An experienced California diver was found dead last week in a Gilchrist
County spring.

Two visitors to Ginnie Springs found Farhad Koloushani, 25, lying face down
in the main springs just after 9 a.m. Friday, Gilchrist County Sheriff's
Office Investigator Daniel Slaughter said.

Koloushani was free-diving with no air tanks and apparently had been
holding his breath underwater, Slaughter said.

"He was scheduled to take a class at that spring the next day," Slaughter
said. "We think he was testing the water."

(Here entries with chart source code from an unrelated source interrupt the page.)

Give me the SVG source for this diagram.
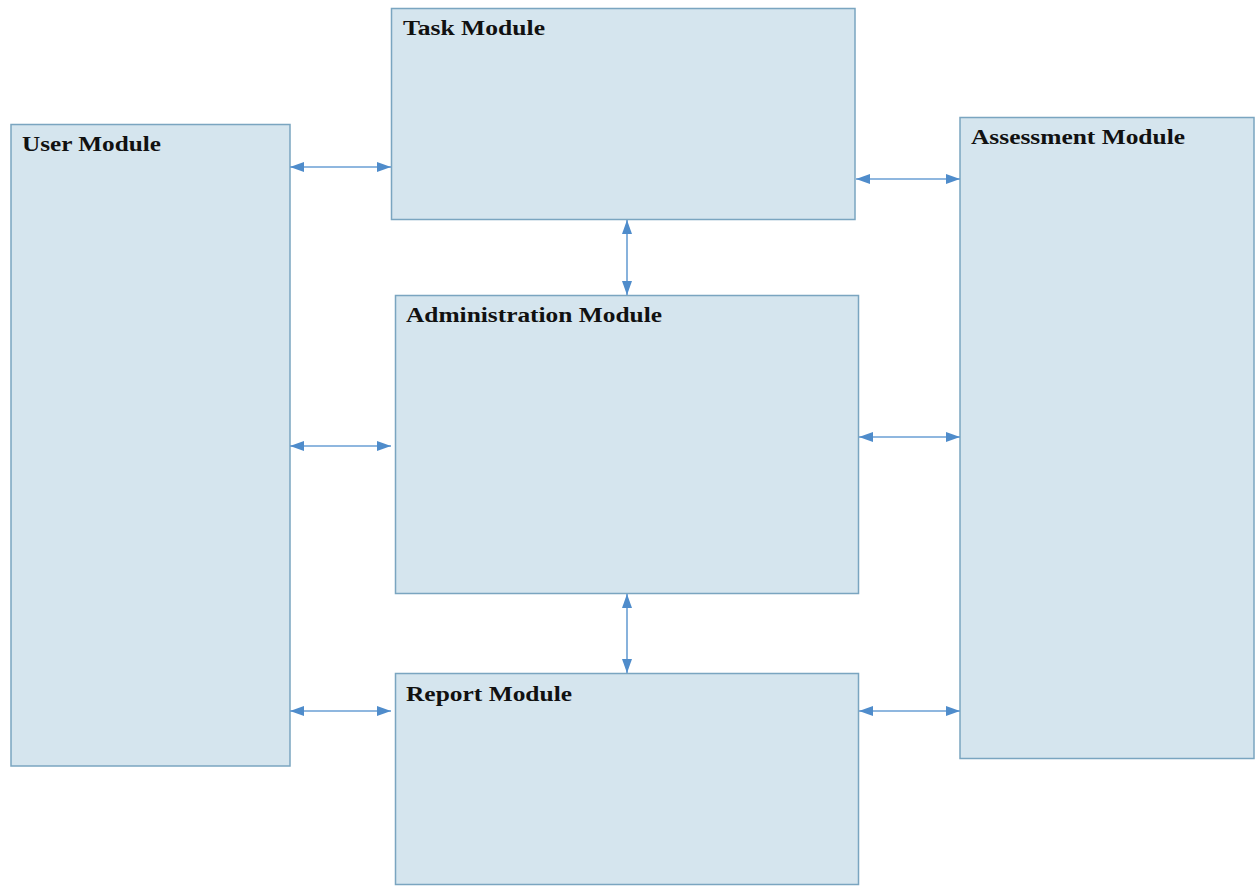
<svg xmlns="http://www.w3.org/2000/svg" width="1257" height="886" viewBox="0 0 1257 886">
<defs>
<style>
.box{fill:#d5e5ee;stroke:#7aa5c0;stroke-width:1.5}
.lbl{font-family:"Liberation Serif","Times New Roman",serif;font-weight:bold;font-size:20px;fill:#111}
.con{stroke:#6a9fd4;stroke-width:1.6;fill:none;marker-start:url(#ah);marker-end:url(#ah)}
</style>
<marker id="ah" viewBox="0 0 14 10" refX="14" refY="5" markerWidth="14" markerHeight="10" markerUnits="userSpaceOnUse" orient="auto-start-reverse">
<path d="M0,0 L14,5 L0,10 z" fill="#4f8ccb"/>
</marker>
</defs>
<rect width="1257" height="886" fill="#fff"/>
<g id="user"><rect class="box" x="11" y="124.5" width="279" height="641.5"/><text class="lbl" x="22" y="151" textLength="139" lengthAdjust="spacingAndGlyphs">User Module</text></g>
<g id="task"><rect class="box" x="391.5" y="8.5" width="463.5" height="211"/><text class="lbl" x="403" y="35" textLength="142" lengthAdjust="spacingAndGlyphs">Task Module</text></g>
<g id="assessment"><rect class="box" x="960" y="117.5" width="294" height="641"/><text class="lbl" x="971" y="144" textLength="214" lengthAdjust="spacingAndGlyphs">Assessment Module</text></g>
<g id="administration"><rect class="box" x="395.5" y="295.5" width="463" height="298"/><text class="lbl" x="406" y="322" textLength="256" lengthAdjust="spacingAndGlyphs">Administration Module</text></g>
<g id="report"><rect class="box" x="395.5" y="673.5" width="463" height="211"/><text class="lbl" x="406" y="701" textLength="166" lengthAdjust="spacingAndGlyphs">Report Module</text></g>
<g id="connectors">
<line class="con" x1="290" y1="167" x2="391" y2="167"/>
<line class="con" x1="856" y1="179" x2="960" y2="179"/>
<line class="con" x1="627" y1="220" x2="627" y2="295"/>
<line class="con" x1="290" y1="446" x2="391" y2="446"/>
<line class="con" x1="859" y1="437" x2="960" y2="437"/>
<line class="con" x1="627" y1="594" x2="627" y2="673"/>
<line class="con" x1="290" y1="711" x2="391" y2="711"/>
<line class="con" x1="859" y1="711" x2="960" y2="711"/>
</g>
</svg>
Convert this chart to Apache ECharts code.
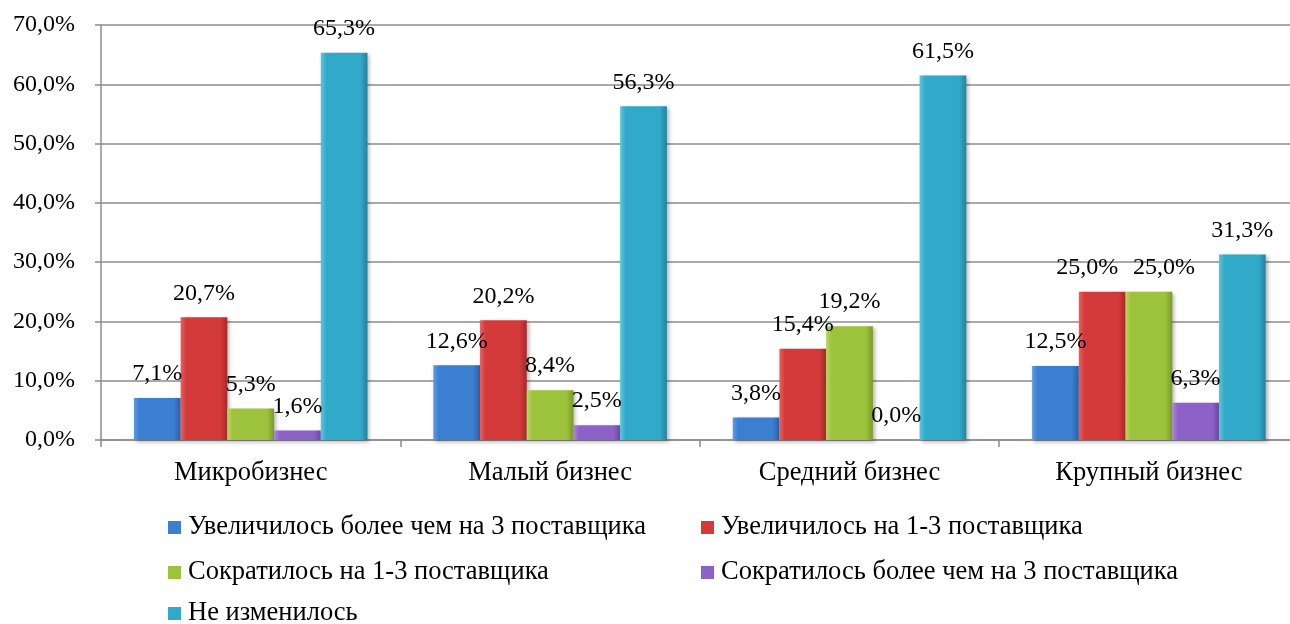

The springs, located off County Road 340, have become a well-known diving
spot, Slaughter said.

Koloushani, who lived in San Diego, was an open-water scuba instructor who
worked at a diving shop. He had flown into Jacksonville the night before he
was found dead.

An autopsy might determine when Koloushani died, Slaughter said. Foul play
is not suspected, Slaughter said.

Here is a website that was put together as a memorial for him: http://www.sdue.org/far.html

It is always a tragic event when someone passes like this. I would venture a guess based on the description that he succumbed to a swb. It's interesting to note that he was not a rookie in the water, or unused to safety. In fact, he was a tech diver in a dir club in San Diego. He was also at least an OW instructor. And yet despite all of his knowledge, training, and skills he still decided to freedive alone, in a strange set of waters, and as such paid the ultimate price.

Anyone can fall victim to SWB

We should all be aware of this. I think that as freedivers we have a duty to our bubbleblowing friends and relatives to warn them of the dangers. Over and over, so the message is always fresh.

I am NOT saying that you should never dive alone, etc, etc (although, you know that you shouldn't :eek: ). I am guilty of diving solo too......... Although, since I practice regularly I know where my limits are and never push them. I think that is where most scuba divers have problems when they start freediving, especially alone. SWB is maybe a paragraph in OW courses and I don't think many of them know what thier limits are, let alone when they cross them. But agian, SWB can happen to anyone.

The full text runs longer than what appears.